Exercise prompt: Print them exactly: the lines from the beginning of the entries below through the line that contains "import numpy as np", and only those, with the pictures left out.

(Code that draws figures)
________________________
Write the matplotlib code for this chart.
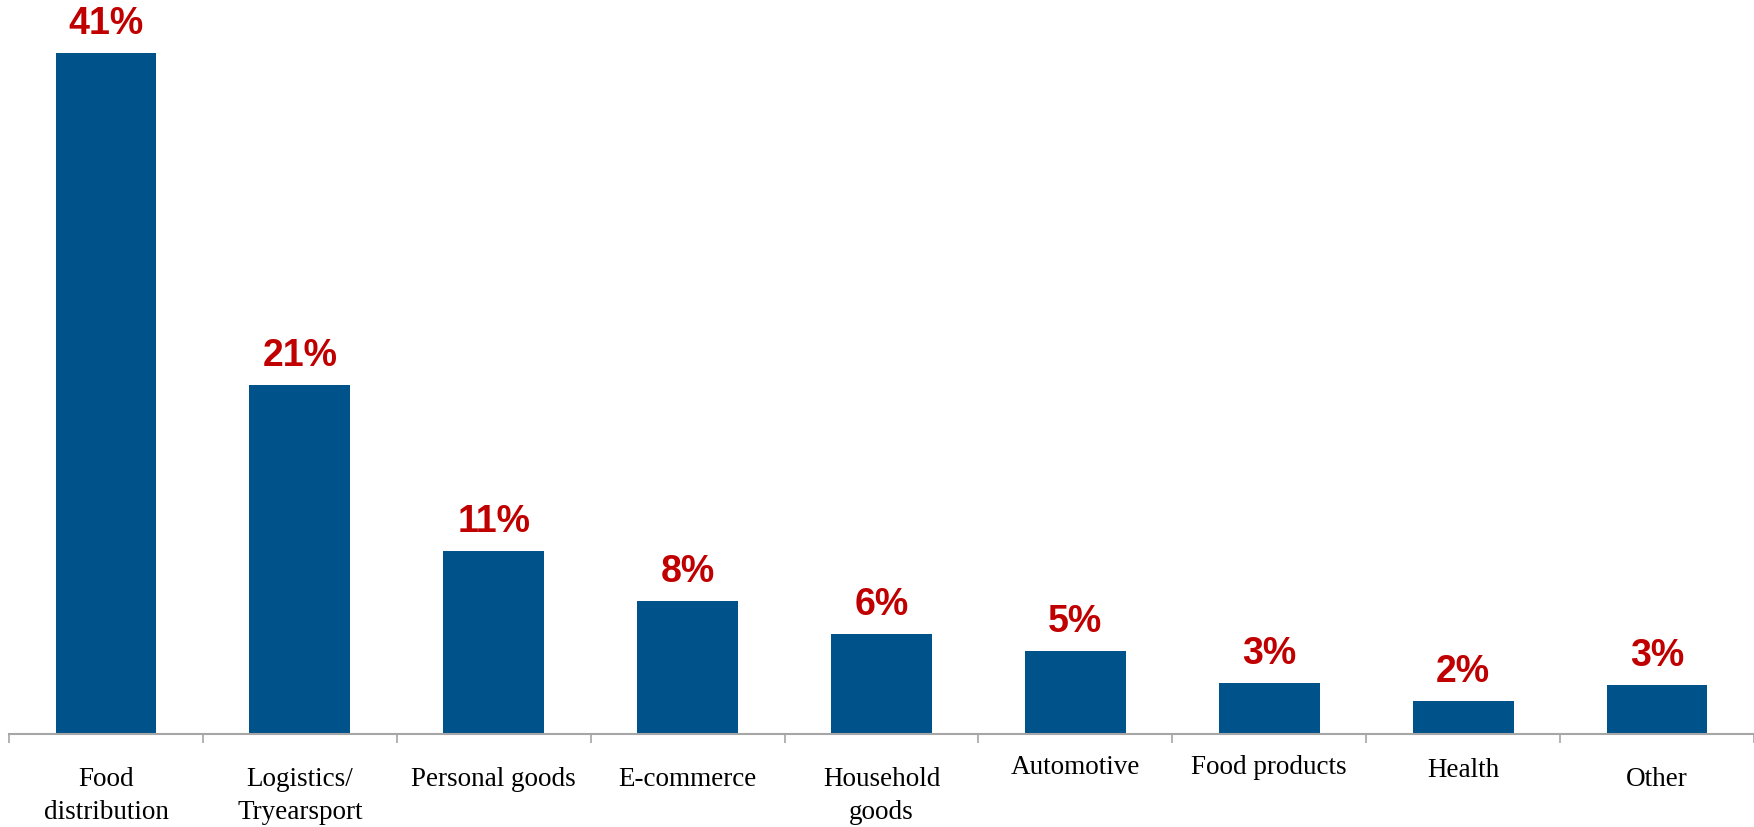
import matplotlib
matplotlib.use("Agg")
import matplotlib.pyplot as plt
import numpy as np

categories = ["Food\ndistribution", "Logistics/\nTryearsport", "Personal goods", "E-commerce",
              "Household\ngoods", "Automotive", "Food products", "Health", "Other"]
values = [41.0, 21.0, 11.0, 8.0, 6.0, 5.0, 3.05, 2.0, 2.95]
value_labels = ["41%", "21%", "11%", "8%", "6%", "5%", "3%", "2%", "3%"]

W, H = 1754, 827
fig = plt.figure(figsize=(W / 100, H / 100), dpi=100)
fig.patch.set_facecolor("white")

base_px = 734.0
px_per_unit = 16.62
ymax = 44.0
ax_h = ymax * px_per_unit
ax = fig.add_axes([9 / W, (H - base_px) / H, (W - 9) / W, ax_h / H])

x = np.arange(len(categories))
ax.bar(x, values, width=0.52, color="#00528A", zorder=2)
ax.set_xlim(-0.5, len(categories) - 0.5)
ax.set_ylim(0, ymax)

for s in ["top", "right", "left"]:
    ax.spines[s].set_visible(False)
ax.spines["bottom"].set_color("#A6A6A6")
ax.spines["bottom"].set_linewidth(1.5)
ax.set_yticks([])
ax.set_xticks([])
ax.set_xticks(np.arange(-0.5, len(categories)), minor=True)
ax.tick_params(axis="x", which="minor", length=6.5, width=1.2, color="#A6A6A6",
               direction="out", labelbottom=False)
ax.patch.set_alpha(0)

for xi, v, lab in zip(x, values, value_labels):
    ax.annotate(lab, xy=(xi, v), xytext=(0, 13.7), textcoords="offset points",
                ha="center", va="baseline", fontsize=27, fontweight="bold",
                color="#C00000", family="Liberation Sans")

label_offsets = [44.5, 44.5, 33, 33, 44.5, 24, 24, 26.4, 33]
for xi, cat, off in zip(x, categories, label_offsets):
    ax.annotate(cat, xy=(xi, 0), xycoords=("data", "axes fraction"),
                xytext=(0, -off), textcoords="offset points",
                ha="center", va="center", fontsize=19.5, family="Liberation Serif",
                color="black", linespacing=1.4, annotation_clip=False)

fig.savefig("out.png", dpi=100, facecolor="white")
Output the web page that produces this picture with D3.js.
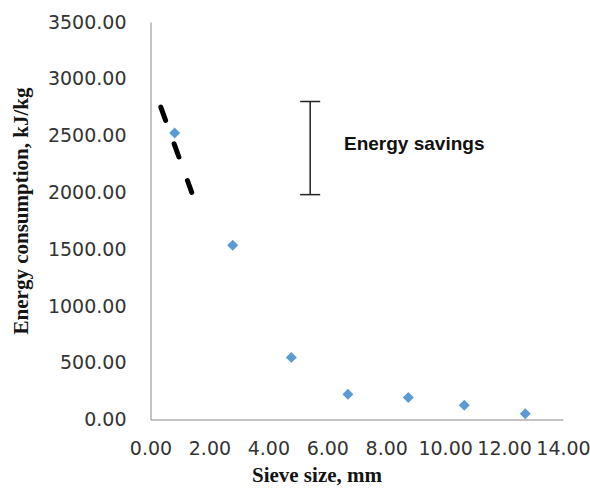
<!DOCTYPE html>
<html>
<head>
<meta charset="utf-8">
<script src="https://cdn.jsdelivr.net/npm/d3@7"></script>
<style>
    body { margin: 0; background: #fff; }
    svg { display: block; }
    .axis path { stroke: #898989; stroke-width: 1; }
    .axis text {
        font-family: "DejaVu Sans", sans-serif;
        font-size: 19px;
        fill: #333;
    }
    .axis-title {
        font-family: "Liberation Serif", "Times New Roman", serif;
        font-weight: bold;
        font-size: 21px;
        fill: #141414;
    }
    .note-text {
        font-family: "Liberation Sans", Arial, sans-serif;
        font-weight: bold;
        font-size: 19px;
        fill: #111;
    }
</style>
</head>
<body>
<svg id="svg"></svg>
<script>
// measured points
const sieveSize = [0.82, 2.79, 4.78, 6.70, 8.75, 10.65, 12.72];
const energy = [2522, 1534, 547, 223, 194, 126, 50];

// dashed trend at the small sieve end
const trendX = [0.35, 1.4];
const trendY = [2750, 2000];

// "energy savings" bracket
const savingsX = 5.42;
const savingsRange = [1980, 2800];
const savingsLabel = 'Energy savings';

const xTicks = [0, 2, 4, 6, 8, 10, 12, 14];
const yTicks = [0, 500, 1000, 1500, 2000, 2500, 3000, 3500];

const width = 590, height = 488;
const margin = {top: 22, left: 150.5, right: 27, bottom: 68.5};

const svg = d3.select('#svg')
    .attr('width', width)
    .attr('height', height);

const xScale = d3.scaleLinear()
    .domain([0, 14])
    .range([margin.left, width - margin.right]);
const yScale = d3.scaleLinear()
    .domain([0, 3500])
    .range([height - margin.bottom, margin.top]);

const fmt = d3.format('.2f');

const xAxis = d3.axisBottom(xScale)
    .tickValues(xTicks)
    .tickFormat(fmt)
    .tickSize(0)
    .tickPadding(22);
const yAxis = d3.axisLeft(yScale)
    .tickValues(yTicks)
    .tickFormat(fmt)
    .tickSize(0)
    .tickPadding(24);

svg.append('g')
    .attr('class', 'axis axis-x')
    .attr('transform', 'translate(0,' + yScale(0) + ')')
    .call(xAxis);
svg.append('g')
    .attr('class', 'axis axis-y')
    .attr('transform', 'translate(' + xScale(0) + ',0)')
    .call(yAxis);

// axis titles
svg.append('text')
    .attr('class', 'axis-title')
    .attr('x', 317)
    .attr('y', 482)
    .attr('text-anchor', 'middle')
    .text('Sieve size, mm');
svg.append('text')
    .attr('class', 'axis-title')
    .attr('transform', 'translate(28,211) rotate(-90)')
    .attr('text-anchor', 'middle')
    .text('Energy consumption, kJ/kg');

// dashed trend line
const trend = trendX.map((x, i) => ({x: x, y: trendY[i]}));
svg.append('path')
    .datum(trend)
    .attr('d', d3.line().x(d => xScale(d.x)).y(d => yScale(d.y)))
    .attr('fill', 'none')
    .attr('stroke', '#000')
    .attr('stroke-width', 5)
    .attr('stroke-linecap', 'round')
    .attr('stroke-dasharray', '14,25');

// savings bracket
const bracket = svg.append('g').attr('stroke', '#222').attr('stroke-width', 1.5);
bracket.append('line')
    .attr('x1', xScale(savingsX)).attr('x2', xScale(savingsX))
    .attr('y1', yScale(savingsRange[0])).attr('y2', yScale(savingsRange[1]));
savingsRange.forEach(v => {
    bracket.append('line')
        .attr('x1', xScale(savingsX) - 10).attr('x2', xScale(savingsX) + 10)
        .attr('y1', yScale(v)).attr('y2', yScale(v));
});
svg.append('text')
    .attr('class', 'note-text')
    .attr('x', 344)
    .attr('y', 150)
    .text(savingsLabel);

// points
const points = sieveSize.map((x, i) => ({x: x, y: energy[i]}));
svg.append('g')
    .selectAll('path')
    .data(points)
    .enter()
    .append('path')
    .attr('d', d3.symbol().type(d3.symbolSquare).size(60))
    .attr('transform', d => 'translate(' + xScale(d.x) + ',' + yScale(d.y) + ') rotate(45)')
    .attr('fill', '#5b9bd5');
</script>
</body>
</html>
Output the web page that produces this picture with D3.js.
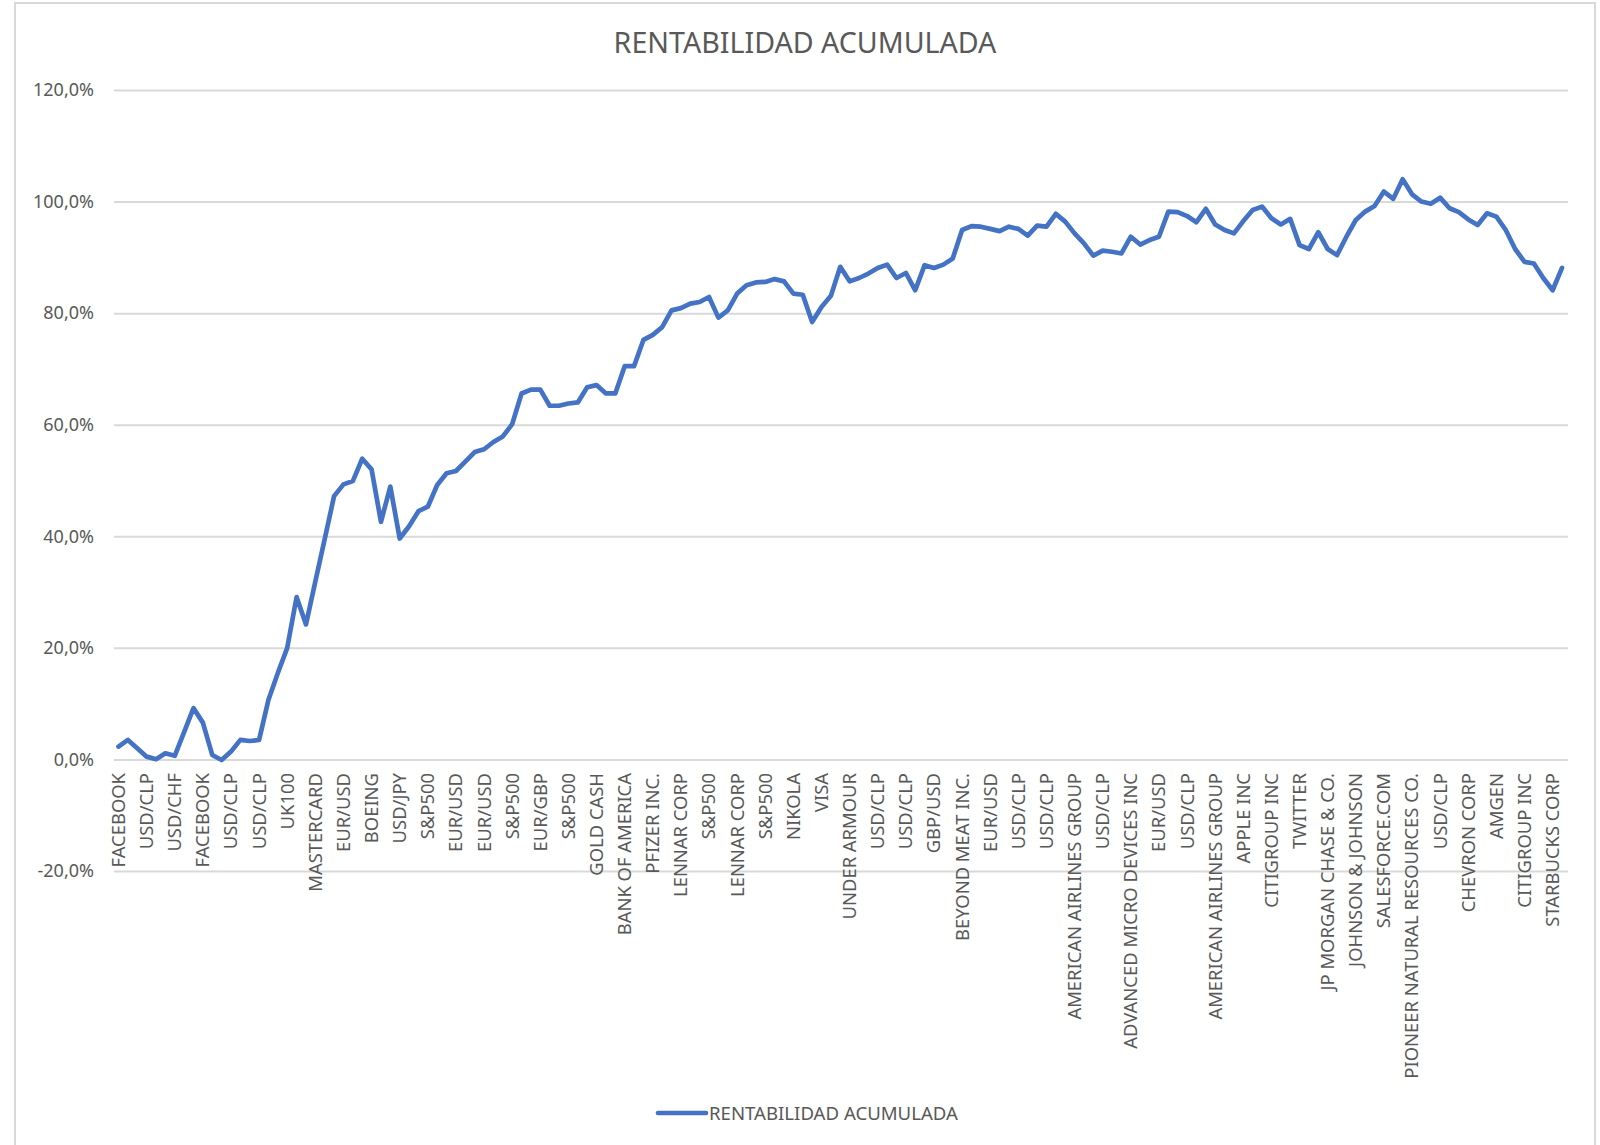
<!DOCTYPE html>
<html>
<head>
<meta charset="utf-8">
<script src="https://d3js.org/d3.v7.min.js"></script>
<style>
  body { margin: 0; background: #fff; }
  text { font-family: "Noto Sans", "Open Sans", sans-serif; fill: #595959; }
</style>
</head>
<body>
<div id="chart"></div>
<script>
// labels shown under the axis (one every 3 points)
var tickLabels = ["FACEBOOK", "USD/CLP", "USD/CHF", "FACEBOOK", "USD/CLP", "USD/CLP", "UK100",
  "MASTERCARD", "EUR/USD", "BOEING", "USD/JPY", "S&P500", "EUR/USD", "EUR/USD", "S&P500",
  "EUR/GBP", "S&P500", "GOLD CASH", "BANK OF AMERICA", "PFIZER INC.", "LENNAR CORP", "S&P500",
  "LENNAR CORP", "S&P500", "NIKOLA", "VISA", "UNDER ARMOUR", "USD/CLP", "USD/CLP", "GBP/USD",
  "BEYOND MEAT INC.", "EUR/USD", "USD/CLP", "USD/CLP", "AMERICAN AIRLINES GROUP", "USD/CLP",
  "ADVANCED MICRO DEVICES INC", "EUR/USD", "USD/CLP", "AMERICAN AIRLINES GROUP", "APPLE INC",
  "CITIGROUP INC", "TWITTER", "JP MORGAN CHASE & CO.", "JOHNSON & JOHNSON", "SALESFORCE.COM",
  "PIONEER NATURAL RESOURCES CO.", "USD/CLP", "CHEVRON CORP", "AMGEN", "CITIGROUP INC",
  "STARBUCKS CORP"];
var labelStep = 3;

// cumulative return, in %
var rentabilidad = [
  2.3, 3.5, 2.0, 0.5, 0.05, 1.1, 0.65, 4.9, 9.2, 6.6,
  0.8, -0.1, 1.4, 3.5, 3.3, 3.5, 10.7, 15.5, 20.0, 29.1,
  24.2, 31.9, 39.5, 47.2, 49.3, 49.9, 53.9, 52.0, 42.6, 48.9,
  39.6, 41.8, 44.5, 45.3, 49.2, 51.3, 51.7, 53.4, 55.1, 55.6,
  56.9, 57.9, 60.1, 65.6, 66.3, 66.3, 63.4, 63.4, 63.8, 64.0,
  66.7, 67.1, 65.6, 65.6, 70.5, 70.5, 75.2, 76.1, 77.5, 80.5,
  80.9, 81.7, 82.0, 82.9, 79.2, 80.5, 83.5, 85.0, 85.5, 85.6,
  86.1, 85.7, 83.5, 83.3, 78.4, 81.1, 83.1, 88.3, 85.7, 86.3,
  87.1, 88.1, 88.7, 86.3, 87.2, 84.1, 88.6, 88.1, 88.7, 89.8,
  94.9, 95.6, 95.5, 95.1, 94.7, 95.5, 95.1, 93.9, 95.7, 95.5,
  97.8, 96.4, 94.3, 92.5, 90.3, 91.2, 91.0, 90.7, 93.7, 92.3,
  93.1, 93.7, 98.2, 98.1, 97.4, 96.3, 98.7, 95.9, 94.9, 94.3,
  96.5, 98.5, 99.1, 97.0, 95.9, 96.9, 92.2, 91.5, 94.5, 91.5,
  90.4, 93.7, 96.7, 98.2, 99.2, 101.8, 100.5, 104.0, 101.3, 100.0,
  99.6, 100.7, 98.8, 98.1, 96.8, 95.8, 97.9, 97.3, 94.9, 91.5,
  89.2, 88.9, 86.3, 84.1, 88.1];

var yTicks = [-20, 0, 20, 40, 60, 80, 100, 120];
var seriesName = "RENTABILIDAD ACUMULADA";
var chartTitle = "RENTABILIDAD ACUMULADA";

var svgWidth = 1600;
var svgHeight = 1145;

var svg = d3.select("#chart")
  .append("svg")
  .attr("width", svgWidth)
  .attr("height", svgHeight);

// chart border
svg.append("rect")
  .attr("x", 15)
  .attr("y", 3)
  .attr("width", 1580)
  .attr("height", 1160)
  .attr("fill", "#fff")
  .attr("stroke", "#d9d9d9")
  .attr("stroke-width", 2);

var plotLeft = 114, plotRight = 1568;

// scales
var xScale = d3.scalePoint()
  .domain(d3.range(rentabilidad.length))
  .range([118.5, 1562]);

var yScale = d3.scaleLinear()
  .domain([-20, 120])
  .range([871, 90]);

var fmt = function(v) { return v.toFixed(1).replace(".", ",") + "%"; };

// gridlines + y labels
var yAxis = d3.axisLeft(yScale)
  .tickValues(yTicks)
  .tickSize(-(plotRight - plotLeft))
  .tickPadding(20)
  .tickFormat(fmt);

var yAxisG = svg.append("g")
  .attr("transform", `translate(${plotLeft}, 0)`)
  .call(yAxis);

yAxisG.select(".domain").remove();
yAxisG.selectAll("line")
  .attr("stroke", "#d9d9d9")
  .attr("stroke-width", 2);
yAxisG.selectAll("text")
  .attr("font-size", 18)
  .style("font-family", "'Noto Sans', sans-serif")
  .attr("fill", "#595959");

// category labels (rotated)
var xLabels = svg.append("g");
xLabels.selectAll("text")
  .data(tickLabels)
  .enter()
  .append("text")
  .attr("transform", (d, i) => `translate(${xScale(i * labelStep)}, 773) rotate(-90)`)
  .attr("text-anchor", "end")
  .attr("dy", "0.35em")
  .attr("font-size", 18.4)
  .text(d => d);

// the line
var line = d3.line()
  .x((d, i) => xScale(i))
  .y(d => yScale(d));

svg.append("path")
  .datum(rentabilidad)
  .attr("d", line)
  .attr("fill", "none")
  .attr("stroke", "#4472c4")
  .attr("stroke-width", 4.7)
  .attr("stroke-linejoin", "round")
  .attr("stroke-linecap", "round");

// title
svg.append("text")
  .attr("x", 805)
  .attr("y", 53)
  .attr("text-anchor", "middle")
  .attr("font-size", 28.6)
  .text(chartTitle);

// legend
var legend = svg.append("g");
legend.append("line")
  .attr("x1", 658)
  .attr("x2", 706)
  .attr("y1", 1113)
  .attr("y2", 1113)
  .attr("stroke", "#4472c4")
  .attr("stroke-width", 4.7)
  .attr("stroke-linecap", "round");
legend.append("text")
  .attr("x", 709)
  .attr("y", 1113)
  .attr("dy", "0.35em")
  .attr("font-size", 18.6)
  .text(seriesName);
</script>
</body>
</html>
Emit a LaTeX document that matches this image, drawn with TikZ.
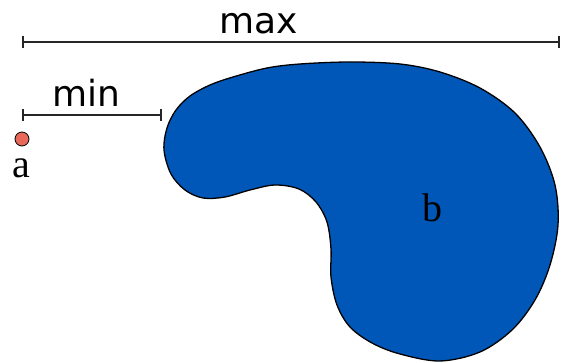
________________________
Response to this exercise:
Write the matplotlib code for this chart.
import matplotlib
matplotlib.use("Agg")
import matplotlib.pyplot as plt
import numpy as np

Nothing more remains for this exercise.